The S&P 500 Index (SPX) is where most of the action is. As of a few years back, SPX started offering these daily, which opened up tons of opportunities. Not all stocks have them available every day though. If a stock only has monthly options, you get 0DTE once a month. Weekly options mean once a week. But SPX dominates because of the liquidity you get there. Other stocks just don't have the same volume, so you'll eat worse fills and deal with more slippage.
Here's something important: if you open and close a 0DTE option the same day, it counts as a day trade. That means you need at least 25k in your account to avoid the PDT rule. But if you let it expire without closing it, that doesn't count as a day trade. Still risky if you can't day trade though, since you lose flexibility to manage losses.
The volume on these things is insane. Goldman Sachs reported that almost half of SPX trading volume comes from 0DTE trades. That wasn't always the case. The CBOE introduced weekly options back in 2005, then gradually expanded. When they finally added daily 0DTE for all five trading days, volume just skyrocketed.
Why are people so into this? First, the profit potential is real. You can make quick money if you nail the short-term price movement. No overnight risk, no holding positions. Second, liquidity is tight, so bid-ask spreads are narrow and you can get in and out fast. Third, you've got flexibility every single day to adjust strategies and react to news.
The strategies people use break down into two main approaches: buying them for quick scalps or selling 0dte options to collect premium. Selling 0dte options is way more popular though. Here's why: any option that expires out-of-the-money is worthless. So if you're selling them, you're basically betting they'll end OTM by day's end. That's a high win rate play. The catch is the market can whip around hard, and even if you're right at expiration, you might see brutal unrealized losses during the day.

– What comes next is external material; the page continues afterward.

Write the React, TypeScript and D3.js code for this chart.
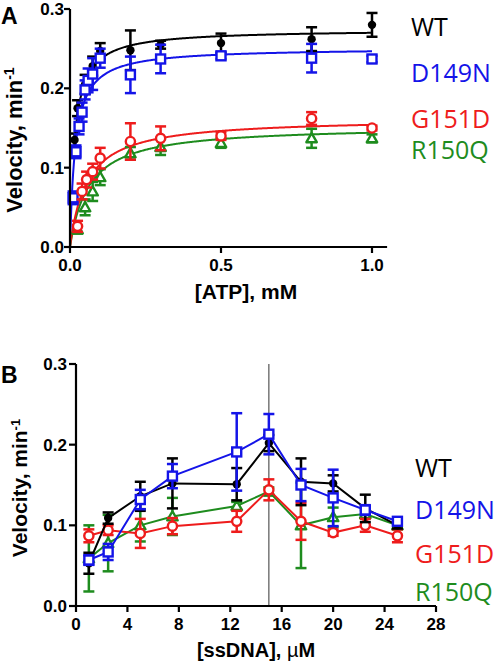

The most common strategies are the iron condor and iron butterfly. Both are designed for range-bound markets.
With an iron condor, you're selling a put credit spread and a call credit spread at the same time. You're betting the underlying stays in a specific range. Max loss is locked in at trade entry. If you sell a 5-wide condor, max loss is 500 bucks. The beauty is high probability of profit since you make money as long as the asset stays in range. But you need to actively manage it because markets move fast in 0DTE trades.
Iron butterfly is similar but more neutral. You sell ATM calls and puts simultaneously, then buy further OTM protection. The advantage here is you collect bigger premiums upfront since ATM options are more expensive than OTM. Max loss is defined from the start. Traders often take profit when they've collected 25-50% of the premium rather than holding to expiration.
Bottom line: 0DTE options are powerful for capturing intraday volatility. The SPX is your best bet for liquidity and daily opportunities. Strategies like selling 0dte options let you benefit from theta decay, but you need to understand the risks and have the capital to manage positions properly. It's not for everyone, but if you know what you're doing, the potential is definitely there.